According to the woman, she enjoyed country life  more then, as it was nicer. “Riverstown was quiet then. Everyone used to live as one; now we got a lot of quarrels.”

The place, Dhanpattie said, floods during the spring tide; water runs into their yards and farms but drains off rather quickly. She wishes that the village could be provided with street lights.

A few lots away, 78-year-old Bhagwandai Sookdayo sat in her hammock quietly chipping vegetables while her husband lay on a spread below on the concrete with his eyes closed, relaxing, after just returning from the farm.

Sookdayo moved to Riverstown as a little girl. “The place bin look like bush. It had one and two mud house with troolie,” she said.

“Me went to Riverstown Scot School [which went on to become Riverstown Government School then Riverstown Primary]. That time the school bin ah run by the church people dem.”

She added, “That time we bin cook pun fireside and thing. Me bin ah eight year when me learn to cook. Long time you momma bin had to go wuk so you had to cook. Me father dead when me was seven years old. Me father get some fever and dead. Me ain’t know what kind of fever is that. By the time you get that fever, you ah dead out.” She, like Dhanpattie, once used the water from the black water creek for the same purposes.

Asked about the people in her village she replied, “Riverstown got all kinda people man; different type ah people. All na good and all na bad; some good and some badaration.

“Long time days been better than now. Long time thing bin cheap. Long time you coulda buy ration with $3. Mommy use to get dat $3. Abe lil children couldn’t gat that kinda money. Now-a-days lil picknie a walk de road wid $3,000 in dem hand. You coulda buy a pound sugar for a Gill, a pint kerosene oil for three cents, smoke herring a Gill, a cake ah sweet soap a Gill.”

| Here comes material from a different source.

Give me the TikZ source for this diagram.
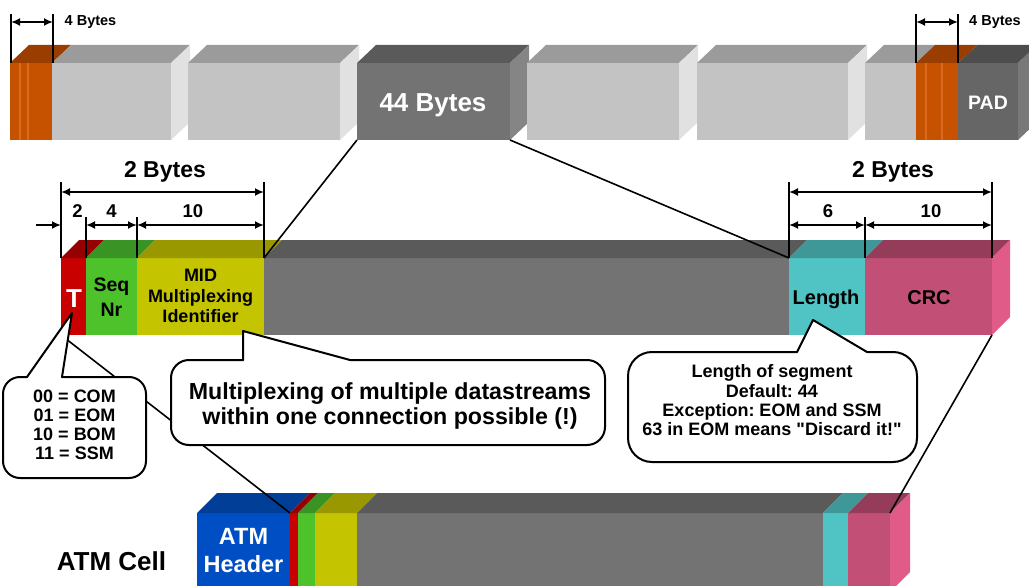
\documentclass[tikz,border=0pt]{standalone}
\usepackage{fontspec}
\setmainfont{Liberation Sans}
\newfontfamily\plainsans{Liberation Sans}
\usetikzlibrary{arrows.meta}
\definecolor{orF}{HTML}{C65200}
\definecolor{orT}{HTML}{9A3D00}
\definecolor{orS}{HTML}{DA6A22}
\definecolor{grF}{HTML}{C3C3C3}
\definecolor{grT}{HTML}{9B9B9B}
\definecolor{grS}{HTML}{E1E1E1}
\definecolor{dkF}{HTML}{737373}
\definecolor{dkT}{HTML}{5A5A5A}
\definecolor{dkS}{HTML}{858585}
\definecolor{pdF}{HTML}{666666}
\definecolor{pdT}{HTML}{4D4D4D}
\definecolor{pdS}{HTML}{787878}
\definecolor{rdF}{HTML}{C80000}
\definecolor{rdT}{HTML}{960000}
\definecolor{gnF}{HTML}{4EC22A}
\definecolor{gnT}{HTML}{3A9325}
\definecolor{ylF}{HTML}{C4C400}
\definecolor{ylT}{HTML}{9A9800}
\definecolor{mgF}{HTML}{737373}
\definecolor{mgT}{HTML}{5A5A5A}
\definecolor{cyF}{HTML}{50C4C4}
\definecolor{cyT}{HTML}{3E9898}
\definecolor{crF}{HTML}{C24F76}
\definecolor{crT}{HTML}{953C5A}
\definecolor{crS}{HTML}{E05B88}
\definecolor{blF}{HTML}{004EC3}
\definecolor{blT}{HTML}{003E98}
\newcommand{\fsz}[2]{\fontsize{#1pt}{#2pt}\selectfont}
\newcommand{\topblk}[4]{\fill[#3] (#1,63) rectangle (#2,140);
  \fill[#4] (#1,63) -- ({#1+19},45) -- ({#2+19},45) -- (#2,63) -- cycle;}
\newcommand{\topside}[2]{\fill[#2] (#1,63) -- ({#1+19},45) -- ({#1+19},122) -- (#1,140) -- cycle;}
\newcommand{\midseg}[4]{\fill[#3] (#1,258) rectangle (#2,335);
  \fill[#4] (#1,258) -- ({#1+18},240) -- ({#2+18},240) -- (#2,258) -- cycle;}
\newcommand{\botseg}[4]{\fill[#3] (#1,513) rectangle (#2,592);
  \fill[#4] (#1,513) -- ({#1+20},493) -- ({#2+20},493) -- (#2,513) -- cycle;}
\tikzset{
  conn/.style={draw=black, line width=1.6pt},
  calloutbox/.style={draw=black, line width=2pt, fill=white, line cap=round},
  pointer/.style={draw=black, line width=2pt, line cap=round, line join=round},
  dimv/.style={draw=black, line width=2pt},
  dima/.style={draw=black, line width=2pt, {Latex[length=9pt,width=8pt]}-{Latex[length=9pt,width=8pt]}},
  dimr/.style={draw=black, line width=2pt, -{Latex[length=9pt,width=8pt]}},
  lbl/.style={inner sep=0pt, font=\bfseries},
}
\frenchspacing
\begin{document}
\begin{tikzpicture}[x=1pt,y=-1pt]
\useasboundingbox (0,0) rectangle (1029,586);
% ---------- top row ----------
\topblk{10}{52}{orF}{orT}
\draw[orS, line width=1.2pt] (20,63) -- (20,140) (28,63) -- (28,140);
\topblk{52}{171}{grF}{grT}\topside{171}{grS}
\topblk{188}{340}{grF}{grT}\topside{340}{grS}
\topblk{357}{510}{dkF}{dkT}\topside{510}{dkS}
\topblk{527}{679}{grF}{grT}\topside{679}{grS}
\topblk{697}{848}{grF}{grT}\topside{848}{grS}
\topblk{865}{916}{grF}{grT}
\topblk{916}{958}{orF}{orT}
\draw[orS, line width=1.2pt] (926,63) -- (926,140) (942,63) -- (942,140);
\topblk{958}{1018}{pdF}{pdT}\topside{1018}{pdS}
\node[lbl, text=white, font=\bfseries\fsz{26}{30}, anchor=base] (b44) at (433,112) {44 Bytes};
\node[lbl, text=white, font=\bfseries\fsz{19.5}{23}, anchor=base] (pad) at (988,110) {PAD};
% ---------- middle row ----------
\midseg{61}{86}{rdF}{rdT}
\midseg{86}{137}{gnF}{gnT}
\midseg{137}{264}{ylF}{ylT}
\midseg{264}{789}{mgF}{mgT}
\midseg{789}{865}{cyF}{cyT}
\midseg{865}{992}{crF}{crT}
\fill[crS] (992,258) -- (1010,240) -- (1010,317) -- (992,335) -- cycle;
\node[lbl, text=white, font=\bfseries\fsz{26}{30}, anchor=base] (tfield) at (74,307) {T};
\node[lbl, align=center, font=\bfseries\fsz{19.5}{25}] (seq) at (111.5,297.5) {Seq\\Nr};
\node[lbl, align=center, font=\bfseries\fsz{18}{20.5}] (mid) at (200.5,296) {MID\\Multiplexing\\Identifier};
\node[lbl, font=\bfseries\fsz{20}{24}, anchor=base] (len) at (826,304) {Length};
\node[lbl, font=\bfseries\fsz{20}{24}, anchor=base] (crc) at (929,304) {CRC};
% ---------- bottom row ----------
\botseg{197}{290}{blF}{blT}
\botseg{290}{298}{rdF}{rdT}
\botseg{298}{315}{gnF}{gnT}
\botseg{315}{357}{ylF}{ylT}
\botseg{357}{823}{mgF}{mgT}
\botseg{823}{848}{cyF}{cyT}
\botseg{848}{890}{crF}{crT}
\fill[crS] (890,513) -- (910,493) -- (910,572) -- (890,592) -- cycle;
\node[lbl, text=white, align=center, font=\bfseries\fsz{23.5}{28}] (atmh) at (243.5,550.5) {ATM\\Header};
\node[lbl, font=\bfseries\fsz{26}{30}, anchor=base] (atmcell) at (111.5,570) {ATM Cell};
% ---------- connector lines ----------
\coordinate (B44l) at (357,140); \coordinate (B44r) at (510,140);
\coordinate (MIDtr) at (264,258); \coordinate (LENtl) at (789,258);
\coordinate (Tbl) at (61,335); \coordinate (ATMred) at (290,513);
\coordinate (CRCbr) at (992,335); \coordinate (ATMcrc) at (890,513);
\draw[conn] (B44l) -- (MIDtr);
\draw[conn] (B44r) -- (LENtl);
\draw[conn] (Tbl) -- (ATMred);
\draw[conn] (CRCbr) -- (ATMcrc);
% ---------- callouts ----------
\coordinate (Ttip) at (72,313); \coordinate (Tb1) at (27,377); \coordinate (Tb2) at (62,377);
\fill[white] (Tb1) -- (Ttip) -- (Tb2) -- cycle;
\draw[calloutbox, rounded corners=17pt] (Tb2) -- (146,377) -- (146,478) -- (3,478) -- (3,377) -- (Tb1);
\draw[pointer] (Tb1) -- (Ttip) -- (Tb2);
\node[lbl, align=center, font=\bfseries\fsz{18}{19}] (tcodes) at (74.5,425) {00 = COM\\01 = EOM\\10 = BOM\\11 = SSM};

\coordinate (Mtip) at (243,331); \coordinate (Mb1) at (243,360); \coordinate (Mb2) at (350,360);
\fill[white] (Mb1) -- (Mtip) -- (Mb2) -- cycle;
\draw[calloutbox, rounded corners=18pt] (Mb2) -- (605,360) -- (605,445) -- (171,445) -- (171,360) -- (Mb1);
\draw[pointer] (Mb1) -- (Mtip) -- (Mb2);
\node[lbl, align=center, font=\bfseries\fsz{23.2}{25}] (mux) at (390,405.5) {Multiplexing of multiple datastreams\\within one connection possible (!)};

\coordinate (Ltip) at (813,320); \coordinate (Lb1) at (797,352); \coordinate (Lb2) at (867,352);
\fill[white] (Lb1) -- (Ltip) -- (Lb2) -- cycle;
\draw[calloutbox, rounded corners=24pt] (Lb2) -- (917,352) -- (917,462) -- (628,462) -- (628,352) -- (Lb1);
\draw[pointer] (Lb1) -- (Ltip) -- (Lb2);
\node[lbl, align=center, font=\plainsans\bfseries\fsz{18}{19.3}] (lennote) at (772,400.5) {Length of segment\\Default: 44\\Exception: EOM and SSM\\63 in EOM means "Discard it!"};
% ---------- dimensions ----------
\draw[dimv] (11,14) -- (11,63) (53,14) -- (53,63);
\draw[dima] (11,22) -- (53,22);
\node[lbl, font=\bfseries\fsz{14.5}{17}, anchor=base] (d4a) at (90.5,26) {4 Bytes};
\draw[dimv] (916,14) -- (916,63) (958,14) -- (958,63);
\draw[dima] (916,22) -- (958,22);
\node[lbl, font=\bfseries\fsz{14.5}{17}, anchor=base] (d4b) at (995,26) {4 Bytes};

\draw[dimv] (61,182) -- (61,258) (264,182) -- (264,258) (86,217) -- (86,258) (137,217) -- (137,258);
\draw[dima] (61,192) -- (264,192);
\draw[dimr] (36,225) -- (61,225);
\draw[dima] (86,225) -- (137,225);
\draw[dima] (137,225) -- (264,225);
\node[lbl, font=\bfseries\fsz{23}{27}, anchor=base] (d2a) at (165,177) {2 Bytes};
\node[lbl, font=\bfseries\fsz{18.5}{22}, anchor=base] (n2) at (77.5,217) {2};
\node[lbl, font=\bfseries\fsz{18.5}{22}, anchor=base] (n4) at (111.5,217) {4};
\node[lbl, font=\bfseries\fsz{18.5}{22}, anchor=base] (n10a) at (193,217) {10};

\draw[dimv] (789,182) -- (789,258) (992,182) -- (992,258) (865,217) -- (865,258);
\draw[dima] (789,192) -- (992,192);
\draw[dima] (789,225) -- (865,225);
\draw[dima] (865,225) -- (992,225);
\node[lbl, font=\bfseries\fsz{23}{27}, anchor=base] (d2b) at (893,177) {2 Bytes};
\node[lbl, font=\bfseries\fsz{18.5}{22}, anchor=base] (n6) at (828,217) {6};
\node[lbl, font=\bfseries\fsz{18.5}{22}, anchor=base] (n10b) at (931,217) {10};
\end{tikzpicture}
\end{document}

According to Bhagwandai’s husband, during the same time he worked for $9 a week and still managed to save $3 every week.

Eventually the topic switched from long time money to long time children. “Long time children bin better more than now, one hundred per cent more respect. Nowadays children a cuss yuh and smoke dope. You frighten to talk to dem now,” she said.

“Long time when we [she and siblings] bin ah guh school we pass a old man. He bin ah tie out he cow on de dam while we bin ah pass. He was we neighba. Suh we pass he and we seh ‘Good Afternoon Nana.’ Then he get vex and pick a black sage and beat we and tell we must ‘nah seh good afternoon; good afternoon is white man word. You must seh Ram Ram Nana.’ He beat we till we seh Ram Ram Nana. We come home and tell mommy and she seh ‘that good.’”

Bhagwandai continued, “Long time, the village had a constable that had a hat mark ‘RC’. When you see he ah come to you is because somebody complain that two neighbours bin ah quarrel. When he come, he ah collect all two neighba and walk with them three mile to Suddie Police Station and charge them. You can’t live quiet hey. It got too much bad people; some theifing, na too much. Dem quiet down. We want constable hey.”

Bhagwandai’s husband is a rice and cattle farmer, who also rears sheep, fowls and ducks. They shared a bit of the difficulties they are experiencing with the low cost of rice. “Everything dear. You nah get no price fuh yuh produce. Paddy bin ah de main thing hey and now it gat no price. We run at a loss. This is ah two year now we got to draw out we money to put on the farm. Fertilizer dear; fertilizer is $5,500 a bag. Fertilizer dear, plowing dear, labour costs dear, cutting dear and then paddy ah sell only $2,000 a bag and sometimes less than that according to the grade. Some people paddy suh bad, dem only ah get $800. Can’t wuk out suh,” he lamented.

Leaving the elderly couple, the World beyond Georgetown bumps into Allan Bailey, Pastor of Riverstown First Assembly of God Church and a native of the village who was just leaving the church premises for lunch.

“The village”, he said, “hasn’t changed very much. Yes, it has changed in architecture; the buildings are more modern. What the people do basically, that is farming; hasn’t changed. It’s still farming; rice farming and cash crops.

“In the area of education we’ve had a primary and kindergarten schools. Drainage and irrigation has improved. The road has improved. During my days there was a red road; now we have an all-weather road.

“There is still need for training opportunities, employment and recreational facilities which has gone to zero. Years ago we had a ball field. Today we have none. There is need for recreational facilities. The young people need to be more  meaningfully engaged. Riverstown is an area with a lot of human potential. Somebody needs to come in. If the young people are given opportunities I think they’d grasp it with both hands.”

He added, “Many of them have to leave which is costly. Families become divided and dysfunctional.”

However, on a good note, he said the village is quiet and he finds the people to be neighbourly. “If there’s a need in a family, somebody is there to give you a helping hand. People look out for each other.

“We get the television very well. We may not have everything we need to shop but we can find them in the villages nearby.”

Pastor Bailey concluded, “I serve the people with the ministry of the gospel and I enjoy working along with them.”

It was mentioned by a resident who wished to remain anonymous that there is a squatting area farther down in Riverstown where people have been squatting for some time now and because there is no system in place where house lots can equally allotted and where persons can purchase a piece of land and make it rightfully theirs, there are many complaints at the Suddie Police Station where land issues are concerned. “If the government would regularize the area the people would be better off,” the resident said.

In addition, the resident noted that there are many children in the squatting area who have reached school age and are either not registered in schools or are just not attending. This, the resident said, is a serious issue and needs to be dealt with quickly.